## START Supplied data

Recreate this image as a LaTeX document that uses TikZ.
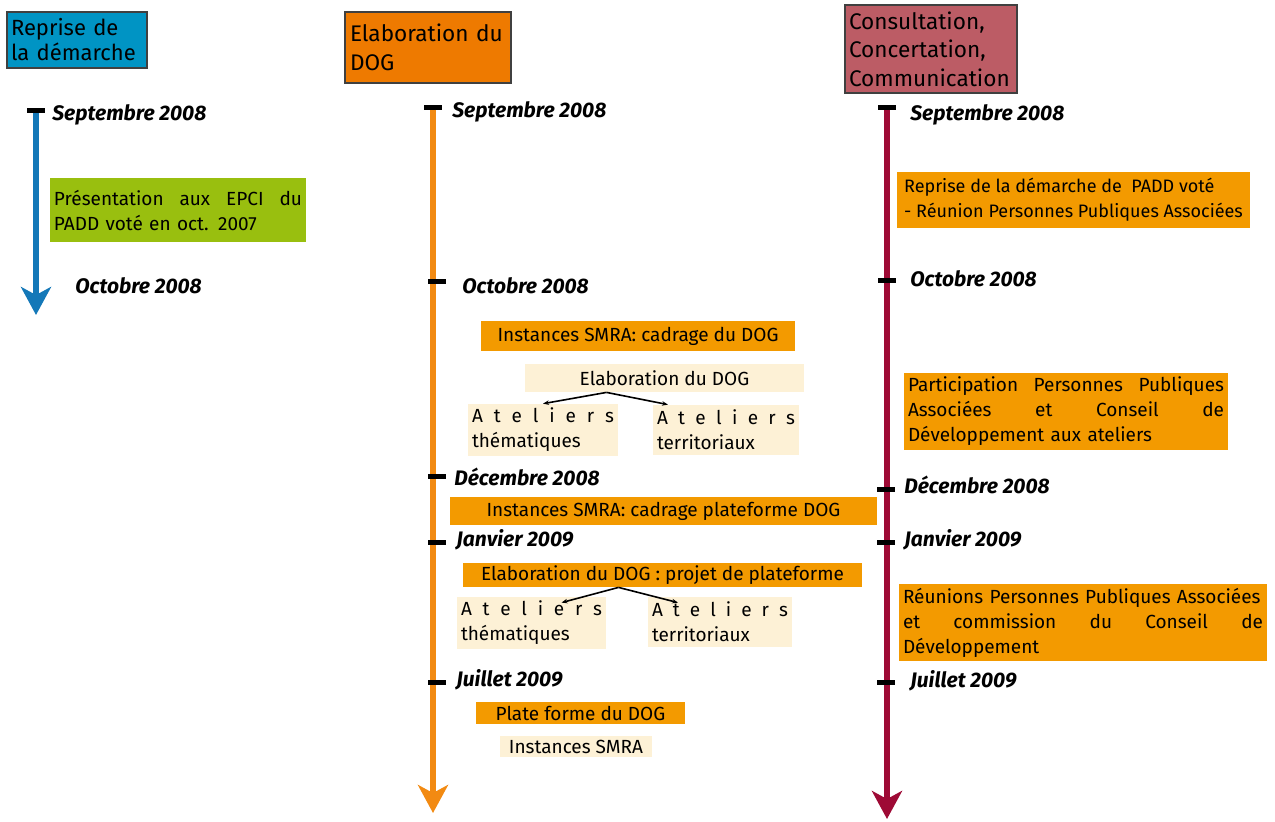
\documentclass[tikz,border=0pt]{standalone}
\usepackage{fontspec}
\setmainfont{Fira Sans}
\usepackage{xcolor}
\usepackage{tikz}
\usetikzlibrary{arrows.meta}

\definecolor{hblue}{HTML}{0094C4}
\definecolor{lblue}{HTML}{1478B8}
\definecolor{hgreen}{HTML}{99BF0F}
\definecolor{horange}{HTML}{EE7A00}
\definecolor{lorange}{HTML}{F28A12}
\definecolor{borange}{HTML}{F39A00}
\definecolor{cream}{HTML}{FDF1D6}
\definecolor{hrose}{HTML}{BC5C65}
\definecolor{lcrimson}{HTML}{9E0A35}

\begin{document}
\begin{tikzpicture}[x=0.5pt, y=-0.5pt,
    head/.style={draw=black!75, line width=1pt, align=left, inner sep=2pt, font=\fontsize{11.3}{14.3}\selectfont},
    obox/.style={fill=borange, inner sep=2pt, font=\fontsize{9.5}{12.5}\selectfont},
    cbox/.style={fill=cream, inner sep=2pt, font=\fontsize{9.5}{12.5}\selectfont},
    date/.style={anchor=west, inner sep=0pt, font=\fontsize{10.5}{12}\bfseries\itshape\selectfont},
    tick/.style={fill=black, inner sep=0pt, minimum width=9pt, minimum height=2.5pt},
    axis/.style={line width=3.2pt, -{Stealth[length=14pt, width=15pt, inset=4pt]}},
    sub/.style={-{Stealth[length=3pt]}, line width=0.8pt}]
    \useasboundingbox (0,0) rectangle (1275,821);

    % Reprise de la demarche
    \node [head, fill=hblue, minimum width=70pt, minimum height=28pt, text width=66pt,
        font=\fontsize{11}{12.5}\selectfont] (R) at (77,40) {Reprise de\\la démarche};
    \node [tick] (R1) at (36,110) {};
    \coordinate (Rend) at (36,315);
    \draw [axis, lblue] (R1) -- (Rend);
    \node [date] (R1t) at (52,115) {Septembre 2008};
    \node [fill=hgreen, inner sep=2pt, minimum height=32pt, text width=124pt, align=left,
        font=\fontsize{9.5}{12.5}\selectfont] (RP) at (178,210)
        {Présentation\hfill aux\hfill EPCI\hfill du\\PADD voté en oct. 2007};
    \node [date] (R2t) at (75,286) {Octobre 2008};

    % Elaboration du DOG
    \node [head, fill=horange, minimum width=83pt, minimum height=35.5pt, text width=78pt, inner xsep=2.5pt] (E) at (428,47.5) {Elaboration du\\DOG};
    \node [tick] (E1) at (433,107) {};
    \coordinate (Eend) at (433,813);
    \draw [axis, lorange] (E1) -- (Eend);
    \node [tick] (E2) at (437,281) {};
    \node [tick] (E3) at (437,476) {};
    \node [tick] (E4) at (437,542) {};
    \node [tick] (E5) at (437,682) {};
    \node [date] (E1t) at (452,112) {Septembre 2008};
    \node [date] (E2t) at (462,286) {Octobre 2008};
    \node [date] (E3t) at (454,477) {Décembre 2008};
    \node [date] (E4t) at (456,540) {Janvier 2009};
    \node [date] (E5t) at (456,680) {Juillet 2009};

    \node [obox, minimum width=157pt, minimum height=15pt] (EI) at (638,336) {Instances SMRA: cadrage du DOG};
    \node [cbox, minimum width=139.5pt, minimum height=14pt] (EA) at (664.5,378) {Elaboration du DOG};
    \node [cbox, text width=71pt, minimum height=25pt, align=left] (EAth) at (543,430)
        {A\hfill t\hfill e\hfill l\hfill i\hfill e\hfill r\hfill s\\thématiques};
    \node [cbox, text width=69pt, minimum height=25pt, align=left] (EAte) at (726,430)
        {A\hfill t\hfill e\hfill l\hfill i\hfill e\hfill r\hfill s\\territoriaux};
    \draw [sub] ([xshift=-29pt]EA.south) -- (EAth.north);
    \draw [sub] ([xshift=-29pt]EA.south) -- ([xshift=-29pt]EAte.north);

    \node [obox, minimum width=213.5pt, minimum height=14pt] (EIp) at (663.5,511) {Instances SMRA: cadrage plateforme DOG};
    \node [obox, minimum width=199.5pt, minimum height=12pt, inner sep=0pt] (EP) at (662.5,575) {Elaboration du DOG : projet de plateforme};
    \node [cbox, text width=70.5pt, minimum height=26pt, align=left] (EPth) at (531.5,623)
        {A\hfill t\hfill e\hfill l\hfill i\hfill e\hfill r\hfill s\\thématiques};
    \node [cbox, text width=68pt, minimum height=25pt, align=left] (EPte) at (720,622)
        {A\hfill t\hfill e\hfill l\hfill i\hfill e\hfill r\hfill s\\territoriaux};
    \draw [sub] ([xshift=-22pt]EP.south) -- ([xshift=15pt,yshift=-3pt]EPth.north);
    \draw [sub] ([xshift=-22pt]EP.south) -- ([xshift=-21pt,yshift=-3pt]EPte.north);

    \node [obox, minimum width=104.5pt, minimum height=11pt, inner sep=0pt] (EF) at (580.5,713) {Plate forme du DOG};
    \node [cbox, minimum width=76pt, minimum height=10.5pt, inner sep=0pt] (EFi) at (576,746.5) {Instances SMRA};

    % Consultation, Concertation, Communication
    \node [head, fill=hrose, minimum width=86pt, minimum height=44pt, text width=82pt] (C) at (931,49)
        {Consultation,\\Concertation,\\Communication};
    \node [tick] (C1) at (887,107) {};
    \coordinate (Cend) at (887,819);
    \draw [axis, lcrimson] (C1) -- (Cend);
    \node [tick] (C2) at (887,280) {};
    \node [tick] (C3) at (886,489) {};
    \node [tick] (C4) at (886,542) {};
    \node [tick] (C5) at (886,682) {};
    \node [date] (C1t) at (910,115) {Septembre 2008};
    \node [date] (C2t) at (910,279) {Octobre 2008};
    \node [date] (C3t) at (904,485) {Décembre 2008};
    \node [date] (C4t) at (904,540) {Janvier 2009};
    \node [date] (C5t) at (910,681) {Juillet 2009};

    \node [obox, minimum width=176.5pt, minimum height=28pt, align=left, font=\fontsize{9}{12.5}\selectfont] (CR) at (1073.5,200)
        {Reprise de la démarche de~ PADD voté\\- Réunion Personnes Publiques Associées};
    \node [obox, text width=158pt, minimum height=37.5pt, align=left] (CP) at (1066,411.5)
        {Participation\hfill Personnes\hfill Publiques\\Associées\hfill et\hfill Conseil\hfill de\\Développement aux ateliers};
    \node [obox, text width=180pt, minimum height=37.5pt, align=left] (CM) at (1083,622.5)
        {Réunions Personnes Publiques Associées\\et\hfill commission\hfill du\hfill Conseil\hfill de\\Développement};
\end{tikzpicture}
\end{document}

## END Supplied data

Starting at the top of the listing above, please restate word for word each line up to and including the one that holds "[date] (R2t) at", omitting every image.

_Exercise answer_.
Recreate this image as a LaTeX document that uses TikZ.
\documentclass[tikz,border=0pt]{standalone}
\usepackage{fontspec}
\setmainfont{Fira Sans}
\usepackage{xcolor}
\usepackage{tikz}
\usetikzlibrary{arrows.meta}

\definecolor{hblue}{HTML}{0094C4}
\definecolor{lblue}{HTML}{1478B8}
\definecolor{hgreen}{HTML}{99BF0F}
\definecolor{horange}{HTML}{EE7A00}
\definecolor{lorange}{HTML}{F28A12}
\definecolor{borange}{HTML}{F39A00}
\definecolor{cream}{HTML}{FDF1D6}
\definecolor{hrose}{HTML}{BC5C65}
\definecolor{lcrimson}{HTML}{9E0A35}

\begin{document}
\begin{tikzpicture}[x=0.5pt, y=-0.5pt,
    head/.style={draw=black!75, line width=1pt, align=left, inner sep=2pt, font=\fontsize{11.3}{14.3}\selectfont},
    obox/.style={fill=borange, inner sep=2pt, font=\fontsize{9.5}{12.5}\selectfont},
    cbox/.style={fill=cream, inner sep=2pt, font=\fontsize{9.5}{12.5}\selectfont},
    date/.style={anchor=west, inner sep=0pt, font=\fontsize{10.5}{12}\bfseries\itshape\selectfont},
    tick/.style={fill=black, inner sep=0pt, minimum width=9pt, minimum height=2.5pt},
    axis/.style={line width=3.2pt, -{Stealth[length=14pt, width=15pt, inset=4pt]}},
    sub/.style={-{Stealth[length=3pt]}, line width=0.8pt}]
    \useasboundingbox (0,0) rectangle (1275,821);

    % Reprise de la demarche
    \node [head, fill=hblue, minimum width=70pt, minimum height=28pt, text width=66pt,
        font=\fontsize{11}{12.5}\selectfont] (R) at (77,40) {Reprise de\\la démarche};
    \node [tick] (R1) at (36,110) {};
    \coordinate (Rend) at (36,315);
    \draw [axis, lblue] (R1) -- (Rend);
    \node [date] (R1t) at (52,115) {Septembre 2008};
    \node [fill=hgreen, inner sep=2pt, minimum height=32pt, text width=124pt, align=left,
        font=\fontsize{9.5}{12.5}\selectfont] (RP) at (178,210)
        {Présentation\hfill aux\hfill EPCI\hfill du\\PADD voté en oct. 2007};
    \node [date] (R2t) at (75,286) {Octobre 2008};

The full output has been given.